As increasing amounts of money are speculated to be spent on in-game purchases, with market value projections of up to 74.4 billion USD for 2025, we expect more value to be placed on “ownership” of items purchased online, as reflected in the louder conversation surrounding non-fungible tokens, or NFTs, in the second half of 2021 – unique sets of data associated with digital files, such as plots of land, or items purchased in a game. 

Finally, gaming will slowly become more accessible to all, allowing online multiplayer games to increase in popularity, through cloud services which enable gamers to connect from anywhere in the world. Rather than needing a games console or gaming PC, kids will only need a fast internet connection to allow them to access games on a remote provider – opening the world of gaming up to millions more children worldwide. 

Because we can’t go out so much now, I need distractions. I also learn things through games like Minecraft. I enjoy myself with friends, I feel emotions and things like that.
- Boy, 12, Spain

What we recommend for gaming apps

With any game, whether on or offline, the first step should always be getting to know it together as a family, allowing everyone to understand if they are comfortable with its content: aside from violence and inappropriate themes, there may also be heavy levels of in-game advertising or in-app purchases which affect children’s gaming experience.  

Video games can be a great way for children to bond with friends and family members, and distract themselves from any real-world stresses they might have. Games can also be a way to help children learn and explore, building their own stories through code or creating their own individual worlds in life simulation games. To enjoy these positives, balance, along with an understanding of how children choose to spend their time gaming, is key. 30 minutes spent playing Minecraft with friends after school could be considered more beneficial or purposeful than 30 minutes spent hopping from game to game on a tablet. 

There are lots of people who go on YouTube or on videogames to give "tips" that really are to trick children. There are a lot of bad people. And you reach a point where playing games so much is boring.
- Girl, 11, Spain

As parents understand the need to set limitations on video gaming, the next challenge will be to help them understand how to make more conscious choices surrounding the games they play. The wider risks of gaming, including in-app purchases and loot boxes, access to personal data and information, cyberbullies, and predators, should be part of the conversation from an early stage – always adapting to the child’s age and family situation. 

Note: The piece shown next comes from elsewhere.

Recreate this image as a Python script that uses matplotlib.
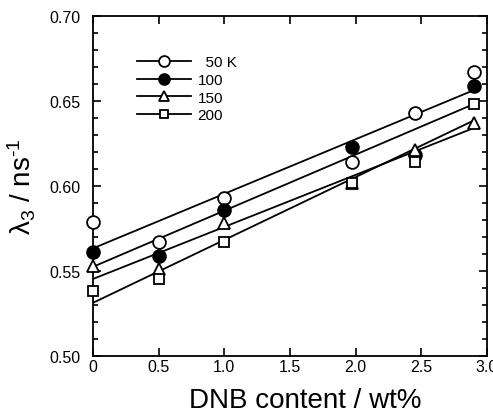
import numpy as np
import matplotlib
matplotlib.use("Agg")
import matplotlib.pyplot as plt
from matplotlib.ticker import MultipleLocator, FuncFormatter

plt.rcParams['font.family'] = ['Liberation Sans', 'DejaVu Sans']
plt.rcParams['mathtext.fontset'] = 'custom'
plt.rcParams['mathtext.rm'] = 'Liberation Sans'
plt.rcParams['mathtext.it'] = 'Liberation Sans:italic'

# DNB content (wt%) and lambda3 (1/ns) at each temperature
dnb = [0.0, 0.5, 1.0, 1.97, 2.45, 2.90]
lam_50 = [0.579, 0.567, 0.593, 0.614, 0.643, 0.667]
lam_100 = [0.561, 0.559, 0.586, 0.623, 0.618, 0.659]
lam_150 = [0.553, 0.551, 0.578, 0.602, 0.621, 0.637]
lam_200 = [0.538, 0.545, 0.567, 0.602, 0.614, 0.648]
temps = ['  50 K', '100', '150', '200']

series = [
    (lam_50, dict(marker='o', ms=9.2, mfc='white')),
    (lam_100, dict(marker='o', ms=9.2, mfc='black')),
    (lam_150, dict(marker='^', ms=8.0, mfc='white')),
    (lam_200, dict(marker='s', ms=7.2, mfc='white')),
]

fig = plt.figure(figsize=(4.93, 4.14), dpi=100)
ax = fig.add_axes([93 / 493, 57 / 414, 394 / 493, 340 / 414])

x = np.array(dnb)
xfit = np.array([x.min(), x.max()])
for (vals, st), lab in zip(series, temps):
    k, b = np.polyfit(x, vals, 1)
    ax.plot(xfit, k * xfit + b, color='black', lw=1.3, zorder=2)
    ax.plot(x, vals, ls='none', color='black', mec='black', mew=1.3,
            zorder=3, clip_on=False, **st)
    # legend handle: line with marker in the middle
    ax.plot([], [], color='black', lw=1.3, mec='black', mew=1.3,
            label=lab, **st)

ax.set_xlim(0, 3.0)
ax.set_ylim(0.50, 0.70)
ax.xaxis.set_major_locator(MultipleLocator(0.5))
ax.yaxis.set_major_locator(MultipleLocator(0.05))
ax.yaxis.set_minor_locator(MultipleLocator(0.01))
ax.xaxis.set_major_formatter(FuncFormatter(lambda v, p: '0' if v == 0 else '%.1f' % v))
ax.yaxis.set_major_formatter(FuncFormatter(lambda v, p: '%.2f' % v))

ax.tick_params(which='both', direction='in', top=True, right=True, width=1.2)
ax.tick_params(which='major', length=6)
ax.tick_params(which='minor', length=3.6)
ax.tick_params(axis='x', which='major', pad=2, labelsize=11.5)
ax.tick_params(axis='y', which='major', pad=9, labelsize=11.5)
for s in ax.spines.values():
    s.set_linewidth(1.3)

ax.set_xlabel('DNB content / wt%', fontsize=20)
ax.xaxis.set_label_coords(0.538, -0.09)
ax.set_ylabel('$\\mathrm{\\lambda_3}$ / ns$^{\u2010\\mathrm{1}}$', fontsize=20)
ax.yaxis.set_label_coords(-0.14, 0.5)

leg = ax.legend(loc='upper left', bbox_to_anchor=(0.112, 0.884), frameon=False,
                fontsize=11, handlelength=3.5, handletextpad=0.45,
                labelspacing=0.24, borderpad=0, borderaxespad=0,
                numpoints=1, markerscale=0.85)

fig.savefig('out.png', dpi=100)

With children spending long periods of time on online multiplayer games, where players can join from around the world, kids are exposed to new people and experiences, but not without risk. Many of the children we interviewed as part of our research spoke about the dangers of online gaming, including hackers, scammers, and predators. If children are considered old enough to engage in online games, they should also be able to understand some of the potentially risky scenarios they might face when playing with others online. Ultimately, any online game is safest when played only with real-world friends or family members. 

I don't like the toxic environment in some gaming communities, which if you like games a lot you have to experience because you come into contact with those people. That's why I try to play with my own friends, and silence games when I play so I can't hear what they're saying.